Le parole del segretario Letta al Partito democratico. Nulla c’è di nuovo sotto il cielo?

CULTURA

Partito progressista, riformista, radicale (nei comportamenti). Non Partito Ztl o della protezione civile. Ho fatto fatica a capire ciò che Letta voleva dire. Il Partito deve abitare (e amare) il territorio e non fa da argine a tutti i costi (salvare la nazione).

Costruire un Partito che si candida senza paura a sfidare le destre fra due anni, a costruire una coalizione, appoggiare nel frattempo questo “nostro governo” e fare politica (ius soli, cittadinanza digitale, voto ai sedicenni…). Torna la politica normale. Ci sono stati giorni di ubriacatura che hanno fatto perdere la testa, manovre di pasticciato trasformismo che chiamavano “ricerca di responsabili e ricostruttori”, sostanzialmente una compera di voti, che per fortuna non è andata in porto, ma resta una macchia per molti. Un’operazione pericolosa, bloccata dal Presidente della Repubblica. E qui Letta ha detto parole chiare contro il trasformismo e come impedirlo anche con la legge elettorale.

“Si vincono le elezioni se non si ha paura di andare all’opposizione”. Già nell’autunno del 2019 (passaggio dal governo gialloverde a quello giallorosso) la scelta era stata dettata dalla paura del voto. Nelle elezioni precedenti i 5 stelle e il Pd erano stati fortemente alternativi, ma un cambio di maggioranza in una democrazia parlamentare è possibile. A condizione che si crei una nuova sintesi, una verifica su programmi e prospettive, scelte chiare e comunicate all’elettorato. Rimanevano invece tante parti oscure, ed hanno gestito (con lockdown e ristori) solo il Covid.

La svolta di Letta come sarà recepita nei territori? Chissà! Manfredonia è un punto di osservazione privilegiato, qui le operazioni trasformistiche (cooptare nella maggioranza persone elette nell’altro schieramento) sono state normali, scambiate per “allargamento democratico”. Qui c’è stato, nella primavera del 2017, l’intervento del Tar sui conti pubblici comunali, ne sono seguiti tentativi di ricomposizione e rimpasto. Eppure, scrissi allora, “Il piano di rientro non è un’operazione contabile.

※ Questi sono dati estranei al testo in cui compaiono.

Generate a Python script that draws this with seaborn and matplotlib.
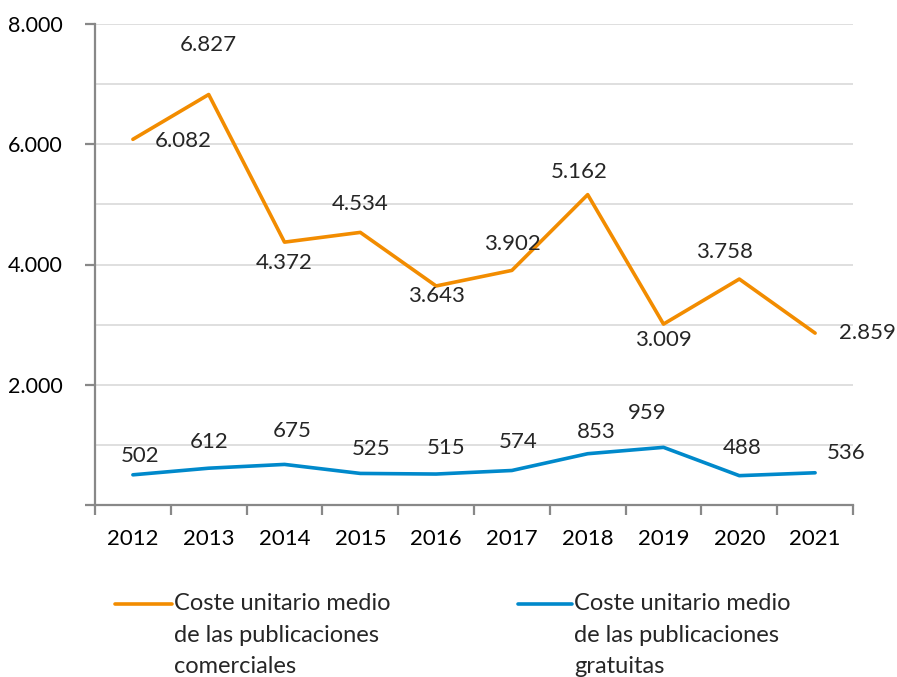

Si tratta di riscrivere il programma e c’è bisogno di una nuova legittimazione democratica”.

Ma perché la paura del voto? E’ questione di potere? E’ così triste e doloroso perderlo? Si sottovaluta, però, la campagna elettorale che è un’occasione istruttiva, educativa. Certamente ci vuole coraggio, ed occorre fare i conti con un popolo tradito e sfiduciato… Compiere scelte audaci, figure nuove… guardando al futuro. Chissà! Se si fosse andati al voto, forse a livello locale non ci sarebbe stata la commissione antimafia.

Il nuovo segretario ha parlato di formazione: Università democratica, un’agorà democratica e di… coraggio. Come si fa a insegnare il coraggio? Far amare il rischio, respingere la tentazione della prudenza e precauzione (che diviene ignavia)? La paura dei gruppi dirigenti del PD si è trasferita all’esterno, si è educato un popolo alla paura. E la pandemia sta facendo il resto. Una paura del mondo e del futuro che non diventa cura del mondo e del futuro.

Il nuovo segretario non ha parlato del Sud. Forse è un bene. Nei territori dove i 5 stelle hanno trovato praterie, quel voto è passato senza un briciolo di analisi. La casa è bruciata, i ponti sono stati travolti… E si è scelto la linea confuciana di stare sull’argine. Ad aspettare i cadaveri dei nemici. Il problema è che la piena sta trascinando via anche il futuro. Letta non ha nominato Renzi. Finalmente! Forse un modo implicito per dire che la politica non si fa con gli anti (antiberlusconismo, antirenzismo…).

Il libro “Contro venti e mare” è del 2017 (Trump e il populismo erano in scena…), Letta si interroga sulle responsabilità che hanno portato a quei fenomeni. Guardarsi dentro e guardare fuori (oltre la pandemia). Quello che deve fare la politica normale. Pensa a un partito con vocazione maggioritaria. Un partito al centro dello schieramento di centrosinistra. Il primo che ha parlato di vocazione maggioritaria è stato Mitterand, che, nel discorso sulla Rifondazione socialista francese, dice: “Io sono per il maggioritario. Vorrei che questo partito prenda il potere, ma vorrei che comprendessimo che la trasformazione della società non comincia con la presa del potere, ma innanzi tutto con la presa di coscienza di noi stessi e delle masse. Con la trasformazione di noi stessi”.